To compound their sickening double standards journalists have whitewashed terrorists as “militants”, “the Iraqi resistance” and “Iraqi fighters”. But why should we be surprised. After all, this crew also invented vicious lies about Jenin and Fallujah.
As George Orwell would have said: “These reporters are objectively pro-terrorist”.
Senator Zell Miller, a Democrat, summed the situation up with: “Why is it that there’s more indignation over a photo of a prisoner with underwear on his head than over the video of a young American with no head at all?” Because the young man in question was an American and a Jew, is the brutal answer.

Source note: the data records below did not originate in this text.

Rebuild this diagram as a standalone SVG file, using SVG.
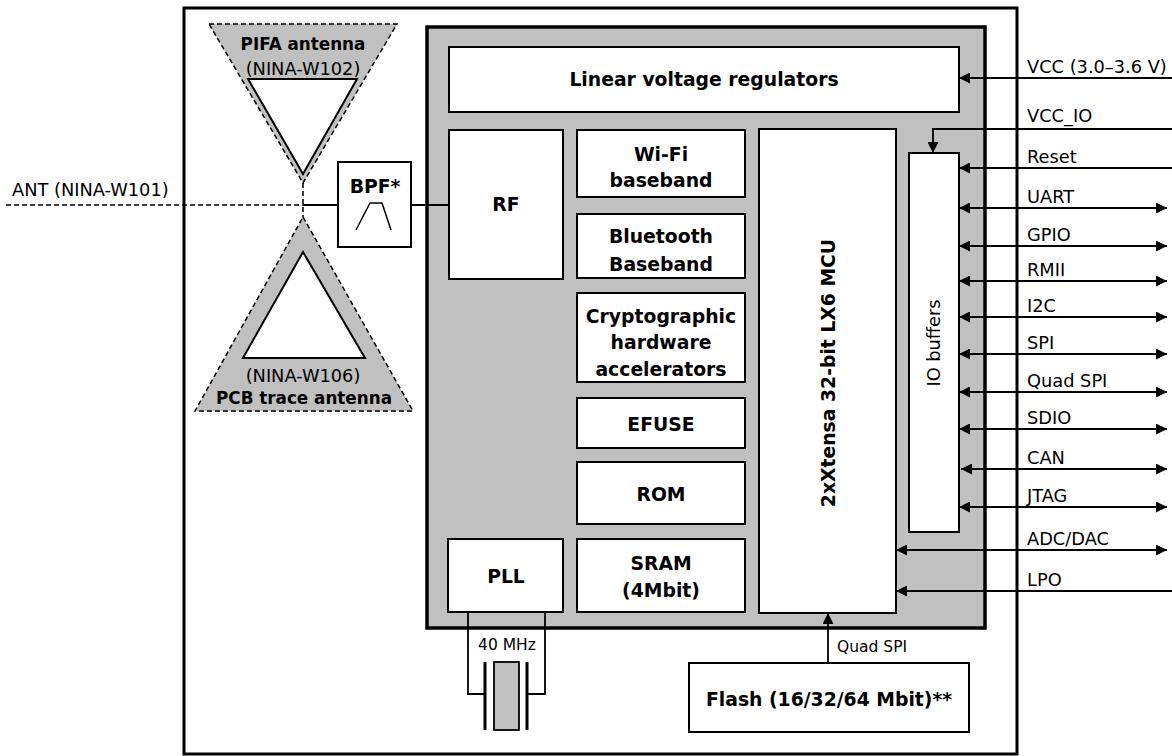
<svg xmlns="http://www.w3.org/2000/svg" width="1172" height="756" viewBox="0 0 1172 756">
<style>
  .b { font-family: "DejaVu Sans", "Liberation Sans", sans-serif; font-weight: bold; font-size: 18.8px; fill: #000; text-anchor: middle; }
  .ba { font-size: 16.8px; }
  .r { font-family: "DejaVu Sans", "Liberation Sans", sans-serif; font-size: 17.8px; fill: #000; }
  .s { font-family: "DejaVu Sans", "Liberation Sans", sans-serif; font-size: 15.5px; fill: #000; }
  .blk { fill: #fff; stroke: #000; stroke-width: 2; }
  .ln { fill: none; stroke: #000; stroke-width: 1.8; }
  .dash { fill: none; stroke: #000; stroke-width: 1.5; stroke-dasharray: 5 3; }
  .ant { fill: #c0c0c0; stroke: #000; stroke-width: 1.5; stroke-dasharray: 5 3; }
</style>
<defs>
  <marker id="ah" viewBox="0 0 11 11" refX="11" refY="5.5" markerWidth="11" markerHeight="11" markerUnits="userSpaceOnUse" orient="auto-start-reverse">
    <path d="M0,0 L11,5.5 L0,11 z" fill="#000"/>
  </marker>
</defs>
<rect width="1172" height="756" fill="#fff"/>

<g id="module">
  <rect x="184" y="8" width="833" height="746" fill="#fff" stroke="#000" stroke-width="3"/>
</g>

<g id="chip">
  <rect x="427" y="27" width="558" height="601" fill="#c0c0c0" stroke="#000" stroke-width="3.5"/>
</g>

<g id="pifa-antenna">
  <polygon points="209,24 397,24 303,183" class="ant"/>
  <polygon points="248,79 357,79 303,174" class="blk"/>
  <text class="b ba" x="303" y="50">PIFA antenna</text>
  <text class="r" x="303" y="75" text-anchor="middle">(NINA-W102)</text>
</g>

<g id="pcb-antenna">
  <polygon points="303,217 413,411 195,411" class="ant"/>
  <polygon points="303,252 365,358 243,358" class="blk"/>
  <text class="r" x="303" y="382" text-anchor="middle">(NINA-W106)</text>
  <text class="b ba" x="304" y="404">PCB trace antenna</text>
</g>

<g id="bpf">
  <rect x="338" y="162" width="73" height="85" class="blk"/>
  <text class="b" x="375" y="193">BPF*</text>
  <polyline points="356,230 370,203 382,203 391,230" fill="none" stroke="#000" stroke-width="1.5"/>
</g>

<g id="lvr">
  <rect x="449" y="47" width="510" height="65" class="blk"/>
  <text class="b" x="704" y="86">Linear voltage regulators</text>
</g>

<g id="rf">
  <rect x="449" y="130" width="114" height="149" class="blk"/>
  <text class="b" x="506" y="211">RF</text>
</g>

<g id="wifi">
  <rect x="577" y="130" width="168" height="67" class="blk"/>
  <text class="b" x="661" y="161">Wi-Fi</text>
  <text class="b" x="661" y="187">baseband</text>
</g>

<g id="bluetooth">
  <rect x="577" y="214" width="168" height="64" class="blk"/>
  <text class="b" x="661" y="243">Bluetooth</text>
  <text class="b" x="661" y="271">Baseband</text>
</g>

<g id="crypto">
  <rect x="577" y="293" width="168" height="89" class="blk"/>
  <text class="b" x="661" y="323">Cryptographic</text>
  <text class="b" x="661" y="349">hardware</text>
  <text class="b" x="661" y="376">accelerators</text>
</g>

<g id="efuse">
  <rect x="577" y="398" width="168" height="50" class="blk"/>
  <text class="b" x="661" y="431">EFUSE</text>
</g>

<g id="rom">
  <rect x="577" y="462" width="168" height="62" class="blk"/>
  <text class="b" x="661" y="501">ROM</text>
</g>

<g id="sram">
  <rect x="577" y="539" width="168" height="73" class="blk"/>
  <text class="b" x="661" y="570">SRAM</text>
  <text class="b" x="661" y="597">(4Mbit)</text>
</g>

<g id="pll">
  <rect x="448" y="539" width="115" height="73" class="blk"/>
  <text class="b" x="506" y="583">PLL</text>
</g>

<g id="mcu">
  <rect x="759" y="129" width="137" height="484" class="blk"/>
  <text class="b" transform="translate(835,373) rotate(-90)">2xXtensa 32-bit LX6 MCU</text>
</g>

<g id="io-buffers">
  <rect x="909" y="153" width="50" height="379" class="blk"/>
  <text class="r" text-anchor="middle" transform="translate(940,343) rotate(-90)">IO buffers</text>
</g>

<g id="flash">
  <rect x="689" y="663" width="280" height="69" class="blk"/>
  <text class="b" x="829" y="706">Flash (16/32/64 Mbit)**</text>
</g>

<g id="crystal">
  <rect x="494" y="662" width="25" height="68" fill="#c0c0c0" stroke="#000" stroke-width="1.8"/>
  <line x1="485" y1="662" x2="485" y2="730" stroke="#000" stroke-width="3"/>
  <line x1="527" y1="662" x2="527" y2="730" stroke="#000" stroke-width="3"/>
  <text class="s" x="507" y="650" text-anchor="middle">40 MHz</text>
</g>

<g id="connectors">
  <line x1="6" y1="205" x2="303" y2="205" class="dash"/>
  <line x1="303" y1="183" x2="303" y2="217" class="dash"/>
  <line x1="303" y1="205" x2="338" y2="205" class="ln"/>
  <line x1="411" y1="205" x2="449" y2="205" class="ln"/>
  <polyline points="468,612 468,694 485,694" class="ln"/>
  <polyline points="545,612 545,694 527,694" class="ln"/>
  <line x1="828" y1="663" x2="828" y2="613" class="ln" marker-end="url(#ah)"/>
  <line x1="1172" y1="78" x2="959" y2="78" class="ln" marker-end="url(#ah)"/>
  <polyline points="1172,129 933,129 933,153" class="ln" marker-end="url(#ah)"/>
  <line x1="1172" y1="168" x2="959" y2="168" class="ln" marker-end="url(#ah)"/>
  <line x1="1167" y1="208" x2="959" y2="208" class="ln" marker-start="url(#ah)" marker-end="url(#ah)"/>
  <line x1="1167" y1="246" x2="959" y2="246" class="ln" marker-start="url(#ah)" marker-end="url(#ah)"/>
  <line x1="1167" y1="281" x2="959" y2="281" class="ln" marker-start="url(#ah)" marker-end="url(#ah)"/>
  <line x1="1167" y1="317" x2="959" y2="317" class="ln" marker-start="url(#ah)" marker-end="url(#ah)"/>
  <line x1="1167" y1="354" x2="959" y2="354" class="ln" marker-start="url(#ah)" marker-end="url(#ah)"/>
  <line x1="1167" y1="392" x2="959" y2="392" class="ln" marker-start="url(#ah)" marker-end="url(#ah)"/>
  <line x1="1167" y1="429" x2="959" y2="429" class="ln" marker-start="url(#ah)" marker-end="url(#ah)"/>
  <line x1="1167" y1="469" x2="961" y2="469" class="ln" marker-start="url(#ah)" marker-end="url(#ah)"/>
  <line x1="1167" y1="507" x2="959" y2="507" class="ln" marker-start="url(#ah)" marker-end="url(#ah)"/>
  <line x1="1167" y1="550" x2="896" y2="550" class="ln" marker-start="url(#ah)" marker-end="url(#ah)"/>
  <line x1="1172" y1="591" x2="896" y2="591" class="ln" marker-end="url(#ah)"/>
</g>

<g id="labels">
  <text class="r" x="12" y="196">ANT (NINA-W101)</text>
  <text class="r" x="1027" y="73">VCC (3.0–3.6 V)</text>
  <text class="r" x="1027" y="122">VCC_IO</text>
  <text class="r" x="1027" y="163">Reset</text>
  <text class="r" x="1027" y="203">UART</text>
  <text class="r" x="1027" y="241">GPIO</text>
  <text class="r" x="1027" y="276">RMII</text>
  <text class="r" x="1027" y="312">I2C</text>
  <text class="r" x="1027" y="349">SPI</text>
  <text class="r" x="1027" y="387">Quad SPI</text>
  <text class="r" x="1027" y="424">SDIO</text>
  <text class="r" x="1027" y="464">CAN</text>
  <text class="r" x="1027" y="502">JTAG</text>
  <text class="r" x="1027" y="545">ADC/DAC</text>
  <text class="r" x="1027" y="586">LPO</text>
  <text class="s" x="837" y="652">Quad SPI</text>
</g>
</svg>
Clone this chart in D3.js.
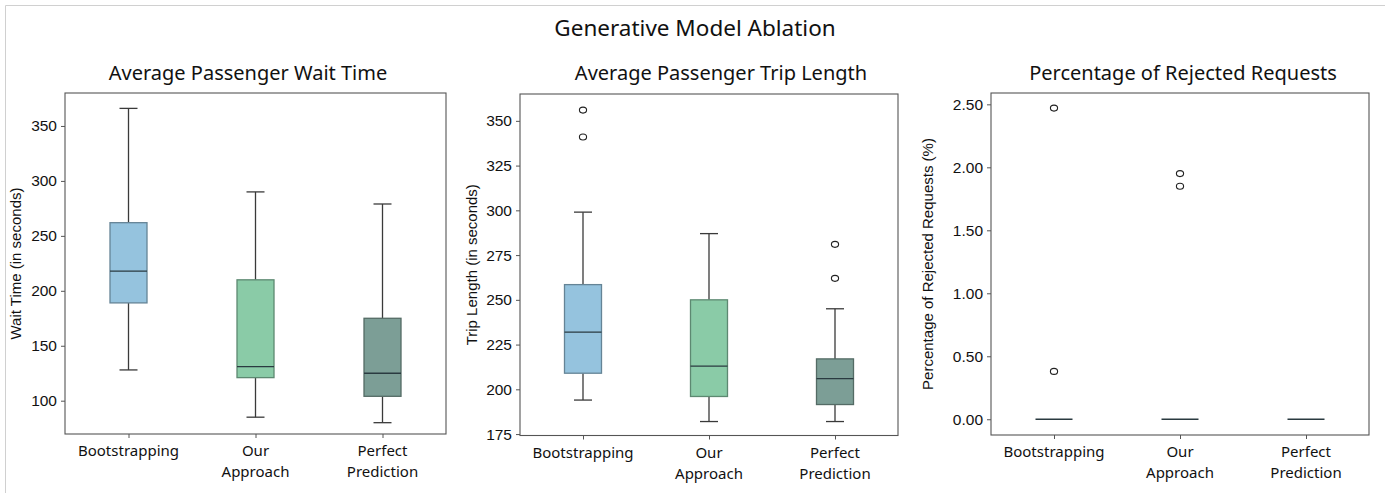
<!DOCTYPE html>
<html><head><meta charset="utf-8">
<script src="https://cdn.jsdelivr.net/npm/d3@7"></script>
<style>body{margin:0;background:#fff}</style>
</head><body>
<svg id="c" width="1385" height="493"></svg>
<script>
const categories = ["Bootstrapping", "Our Approach", "Perfect Prediction"];
const catLines = [["Bootstrapping"], ["Our", "Approach"], ["Perfect", "Prediction"]];
const colors = ["#95c3de", "#8acba7", "#7c9e96"];
// [whiskerLow, Q1, median, Q3, whiskerHigh]
const waitStats = [[128, 189, 218, 262, 366], [85, 121, 131, 210, 290], [80, 104, 125, 175, 279]];
const waitOutliers = [[], [], []];
const tripStats = [[194, 209, 232, 258.5, 299], [182, 196, 213, 250, 287], [182, 191.5, 206, 217, 245]];
const tripOutliers = [[341, 356], [], [262, 281]];
const rejStats = [[0, 0, 0, 0, 0], [0, 0, 0, 0, 0], [0, 0, 0, 0, 0]];
const rejOutliers = [[0.38, 2.47], [1.85, 1.95], []];
const waitTicks = [100, 150, 200, 250, 300, 350];
const tripTicks = [175, 200, 225, 250, 275, 300, 325, 350];
const rejTicks = [0, 0.5, 1, 1.5, 2, 2.5];

const svg = d3.select("#c");
svg.append("line").attr("x1",5.5).attr("x2",1385).attr("y1",5.5).attr("y2",5.5).attr("stroke","#d0d0d0");
svg.append("line").attr("x1",5.5).attr("x2",5.5).attr("y1",5.5).attr("y2",493).attr("stroke","#d0d0d0");

const titleFont = "'Noto Sans', 'Open Sans', sans-serif";
const tickFont = "'Liberation Sans', Arial, sans-serif";

svg.append("text").attr("x", 695).attr("y", 36).attr("text-anchor","middle")
  .style("font-family", titleFont).style("font-size","22.5px").attr("fill","#111")
  .text("Generative Model Ablation");

const panels = [
  {title:"Average Passenger Wait Time", tx:248, ylabel:"Wait Time (in seconds)", x0:65, x1:446, y0:93, y1:434, dom:[69.7,380], stats:waitStats, out:waitOutliers, ticks:waitTicks, fmt:d3.format("d"), ylx:21},
  {title:"Average Passenger Trip Length", tx:721, ylabel:"Trip Length (in seconds)", x0:520, x1:898, y0:94, y1:435.5, dom:[174.2,365], stats:tripStats, out:tripOutliers, ticks:tripTicks, fmt:d3.format("d"), ylx:477},
  {title:"Percentage of Rejected Requests", tx:1183, ylabel:"Percentage of Rejected Requests (%)", x0:991, x1:1369, y0:93, y1:435, dom:[-0.125,2.59], stats:rejStats, out:rejOutliers, ticks:rejTicks, fmt:d3.format(".2f"), ylx:933}
];

panels.forEach(p => {
  const g = svg.append("g");
  const x = d3.scalePoint().domain(categories).range([p.x0, p.x1]).padding(0.5);
  const y = d3.scaleLinear().domain(p.dom).range([p.y1, p.y0]);
  const bw = 37;
  g.append("text").attr("x",p.tx).attr("y",80).attr("text-anchor","middle")
    .style("font-family", titleFont).style("font-size","20px").attr("fill","#111").text(p.title);
  // boxes
  categories.forEach((c,i) => {
    const s = p.stats[i]; const cx = x(c);
    const isZero = s[4] === s[0];
    const line = "#3a3a3a";
    if (!isZero) {
      g.append("line").attr("x1",cx).attr("x2",cx).attr("y1",y(s[3])).attr("y2",y(s[4])).attr("stroke",line).attr("stroke-width",1.3);
      g.append("line").attr("x1",cx).attr("x2",cx).attr("y1",y(s[0])).attr("y2",y(s[1])).attr("stroke",line).attr("stroke-width",1.3);
      g.append("line").attr("x1",cx-9).attr("x2",cx+9).attr("y1",y(s[4])).attr("y2",y(s[4])).attr("stroke",line).attr("stroke-width",1.3);
      g.append("line").attr("x1",cx-9).attr("x2",cx+9).attr("y1",y(s[0])).attr("y2",y(s[0])).attr("stroke",line).attr("stroke-width",1.3);
      g.append("rect").attr("x",cx-bw/2).attr("width",bw).attr("y",y(s[3])).attr("height",y(s[1])-y(s[3]))
        .attr("fill",colors[i]).attr("stroke",d3.color(colors[i]).darker(1.1)).attr("stroke-width",1.3);
    }
    g.append("line").attr("x1",cx-bw/2).attr("x2",cx+bw/2).attr("y1",y(s[2])).attr("y2",y(s[2])).attr("stroke","#2a3a40").attr("stroke-width",1.3);
    p.out[i].forEach(v => {
      g.append("ellipse").attr("cx",cx).attr("cy",y(v)).attr("rx",3.6).attr("ry",3).attr("fill","none").attr("stroke","#222").attr("stroke-width",1.1);
    });
  });
  // frame
  g.append("rect").attr("x",p.x0).attr("y",p.y0).attr("width",p.x1-p.x0).attr("height",p.y1-p.y0)
    .attr("fill","none").attr("stroke","#555").attr("stroke-width",1.1);
  // y axis
  const ya = g.append("g").attr("transform",`translate(${p.x0},0)`)
    .call(d3.axisLeft(y).tickValues(p.ticks).tickFormat(p.fmt).tickSize(4).tickPadding(4));
  ya.select(".domain").remove();
  ya.selectAll("line").attr("stroke","#555");
  ya.selectAll("text").style("font-family",tickFont).style("font-size","15.5px").attr("fill","#111");
  // x axis
  const xa = g.append("g").attr("transform",`translate(0,${p.y1})`)
    .call(d3.axisBottom(x).tickSize(4).tickFormat(""));
  xa.select(".domain").remove();
  xa.selectAll("line").attr("stroke","#555");
  categories.forEach((c,i) => {
    const t = g.append("text").attr("x",x(c)).attr("y",p.y1+22).attr("text-anchor","middle")
      .style("font-family",titleFont).style("font-size","15px").attr("fill","#111");
    catLines[i].forEach((l,k) => t.append("tspan").attr("x",x(c)).attr("dy", k===0?0:21).text(l));
  });
  // y label
  g.append("text").attr("transform",`translate(${p.ylx},${(p.y0+p.y1)/2}) rotate(-90)`).attr("text-anchor","middle")
    .style("font-family",tickFont).style("font-size","15px").attr("fill","#111").text(p.ylabel);
});
</script>
</body></html>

The Iraqi war has shown that the media are morally depraved and anti-patriotic to the point of being treasonous. It has also shown us that these journalists are driven by an implacable hatred of America and a deep and abiding contempt for the truth.
Editor: I do not deny that there are journalists who genuinely strive to report the facts irrespective of their own personal biases. For these professionals there is no higher calling than the Truth. One finds such individuals in China and Iran where some have suffered imprisonment and even death. So when spoiled Western journalists cave in to Muslim thugs and when they abuse their positions of influence by writing lies they are deliberately spitting in the faces of real heroes who have taken terrible risks and have even made the ultimate sacrifice.
Is it any wonder I despise most journalists.